Market makers and traders also profit maintaining the RSV peg – they can purchase $1.00 worth of RSR, and trade it in for 1 RSV, at a time when its possible to sell that RSV for >$1.00.

In addition, anyone holding RSR will be able to propose rebalancing of the RSV collateral. The governance mechanism is used to approve or deny these swaps. Reserve is building contracts so that control can be passed on to a DAO of RSR holders with a single transaction. Why is this important? RSV tokenized collateral assets will be domiciled in many different countries. If any tokenized asset is coming under regulatory pressure, the Reserve smart contract governed by the DAO can trade those tokens for other collateral tokens, thus reducing its dependence on that country. In addition, RSR token holders will have the ability to decide on RSV transaction fees and other Protocol parameters.

For more on Reserve Protocol read our whitepaper.

What is mainnet and when will it launch?

Mainnet launch is when the complete version of the Reserve Protocol is released. This includes the launch of arbitrage and governance decentralization via RSR.
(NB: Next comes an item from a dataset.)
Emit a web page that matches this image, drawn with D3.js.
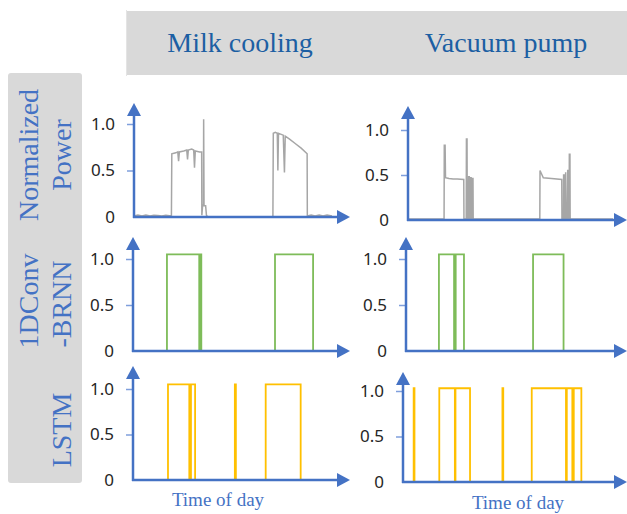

This is not a technical milestone, we can launch mainnet at any time. However, it will happen when we determine that it’s the right time to do it, which depends on multiple factors including getting real-world adoption of RSV. Improvements under the hood are very important to RSV’s censorship resistance and stability at massive scales, but won’t themselves yield adoption, which is our main priority right now. A beautiful, elegant cryptocurrency that nobody uses is still worthless.

Main conditions for the launch of mainnet are:

  • Achievement of product-market fit, and rapid growth in real-world adoption of RSV already occurring.
  • Dramatic growth in awareness of the Reserve project, based on real, exciting progress, and strategic marketing efforts to spread the word about that progress.